[A block of data]
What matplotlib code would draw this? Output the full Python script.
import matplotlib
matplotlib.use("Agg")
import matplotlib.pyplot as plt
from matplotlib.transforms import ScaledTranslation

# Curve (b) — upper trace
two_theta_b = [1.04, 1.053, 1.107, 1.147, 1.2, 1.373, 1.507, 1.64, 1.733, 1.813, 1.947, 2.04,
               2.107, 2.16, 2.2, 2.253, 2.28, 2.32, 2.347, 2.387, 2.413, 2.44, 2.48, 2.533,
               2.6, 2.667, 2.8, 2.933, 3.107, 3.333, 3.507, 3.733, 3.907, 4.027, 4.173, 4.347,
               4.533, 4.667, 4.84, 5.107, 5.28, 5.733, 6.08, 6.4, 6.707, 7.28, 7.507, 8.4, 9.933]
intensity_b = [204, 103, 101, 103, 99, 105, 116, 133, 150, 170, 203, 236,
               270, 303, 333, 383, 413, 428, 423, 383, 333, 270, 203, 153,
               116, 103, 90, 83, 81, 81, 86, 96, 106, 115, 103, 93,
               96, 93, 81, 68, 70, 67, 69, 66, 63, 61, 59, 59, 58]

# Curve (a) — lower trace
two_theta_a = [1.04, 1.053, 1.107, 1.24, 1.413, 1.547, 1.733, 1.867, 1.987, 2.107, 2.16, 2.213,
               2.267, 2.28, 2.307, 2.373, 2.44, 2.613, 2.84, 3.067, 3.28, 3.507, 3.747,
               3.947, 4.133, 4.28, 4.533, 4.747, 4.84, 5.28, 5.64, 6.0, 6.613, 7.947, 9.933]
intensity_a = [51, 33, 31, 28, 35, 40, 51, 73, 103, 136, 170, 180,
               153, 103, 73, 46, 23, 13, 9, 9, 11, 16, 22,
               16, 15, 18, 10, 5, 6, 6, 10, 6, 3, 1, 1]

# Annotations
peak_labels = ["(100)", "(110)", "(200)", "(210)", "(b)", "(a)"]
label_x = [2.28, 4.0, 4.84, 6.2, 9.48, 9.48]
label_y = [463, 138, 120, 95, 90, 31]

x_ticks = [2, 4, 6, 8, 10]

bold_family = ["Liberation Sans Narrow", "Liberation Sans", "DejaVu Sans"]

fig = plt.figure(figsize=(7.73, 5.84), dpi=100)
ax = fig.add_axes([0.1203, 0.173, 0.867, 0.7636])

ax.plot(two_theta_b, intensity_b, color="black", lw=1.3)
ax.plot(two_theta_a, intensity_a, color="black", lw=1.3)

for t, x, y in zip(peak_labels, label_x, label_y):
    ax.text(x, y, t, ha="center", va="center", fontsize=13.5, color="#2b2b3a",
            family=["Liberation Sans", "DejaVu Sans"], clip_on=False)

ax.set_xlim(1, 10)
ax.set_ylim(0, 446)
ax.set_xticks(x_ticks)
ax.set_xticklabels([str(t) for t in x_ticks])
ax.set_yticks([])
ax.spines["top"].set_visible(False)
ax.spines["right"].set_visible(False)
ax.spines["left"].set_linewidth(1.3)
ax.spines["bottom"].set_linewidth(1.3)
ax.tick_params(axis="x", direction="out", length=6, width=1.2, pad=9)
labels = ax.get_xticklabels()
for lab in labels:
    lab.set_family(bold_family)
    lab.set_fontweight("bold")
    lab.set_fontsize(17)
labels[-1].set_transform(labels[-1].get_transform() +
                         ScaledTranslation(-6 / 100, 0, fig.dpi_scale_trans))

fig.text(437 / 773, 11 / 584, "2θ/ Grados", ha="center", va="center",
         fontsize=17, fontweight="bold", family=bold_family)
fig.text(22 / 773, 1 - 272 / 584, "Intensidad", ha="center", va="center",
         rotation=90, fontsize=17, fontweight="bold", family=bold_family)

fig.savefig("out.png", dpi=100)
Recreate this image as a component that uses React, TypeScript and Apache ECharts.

REQUIREMENTS: Extract every line above that contains the word "matplotlib".

SOLUTION BELOW:
What matplotlib code would draw this? Output the full Python script.
import matplotlib
matplotlib.use("Agg")
import matplotlib.pyplot as plt
from matplotlib.transforms import ScaledTranslation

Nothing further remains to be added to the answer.